TWPH’s 4QFY18 revenue declined by 7.1% yoy but increased by 7.0% qoq while net profit declined by 846.7% yoy and 312.9% qoq. The revenue decline was mainly due to the absence of sales of inventory from Anzpac Services (Australia) Pty Ltd of RM 8.8m and the absence of sales of non-tobacco revenue from Tien Wah Press (Malaya) Sdn Bhd of RM 3.0m which took place in the preceding year’s corresponding quarter.

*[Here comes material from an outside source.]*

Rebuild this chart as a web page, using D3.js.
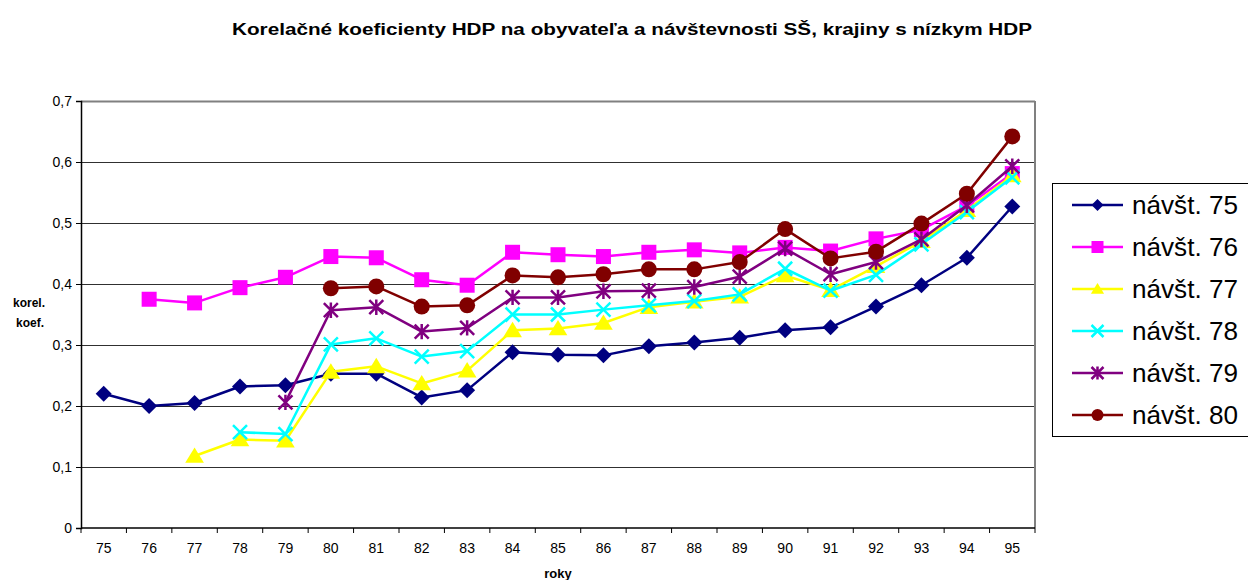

FY18 revenue and core net profit declined

For the FY18 period, group revenue declined by 17.9% and net profit declined by 107.5% respectively, while FY18 core net loss of RM13.4m declined 141.7% from FY17 core net profit of RM 32.2m. This lower revenue was mainly due to the curtailment of nontobacco revenue of about RM 70.0m from Malaysia and Australia in the previous year. The decline in core net profit was attributable to a gain from disposal of the Anzpac property of RM 23.1m together with the effect of the foreign currency translation loss in Anzpac of RM 9.1m and a one-off provision of doubtful debts of RM 6.7m in Anzpac, as well as relocation costs incurred in Indonesia.

Net profit but negative LATAMI, performance expected to recover in coming years

TWPH reported net profit of RM 2.5m, but experienced a negative LATAMI of RM 6.1m. This was because the 51% owned subsidiaries in Indonesia and Australia contributed profits to the Group, while the fully-owned subsidiaries in Dubai and Vietnam suffered losses or were flat for the year. Management guided that with the completion of relocation costs from Indonesia, Vietnam, and Dubai and closure costs from Australia, the Group should return to the black in the coming years. However, given poor market conditions and depressing outlook, we maintain our Sell recommendation at RM 0.94 at P/E of 13.0x of FY19F EPS for TWPH.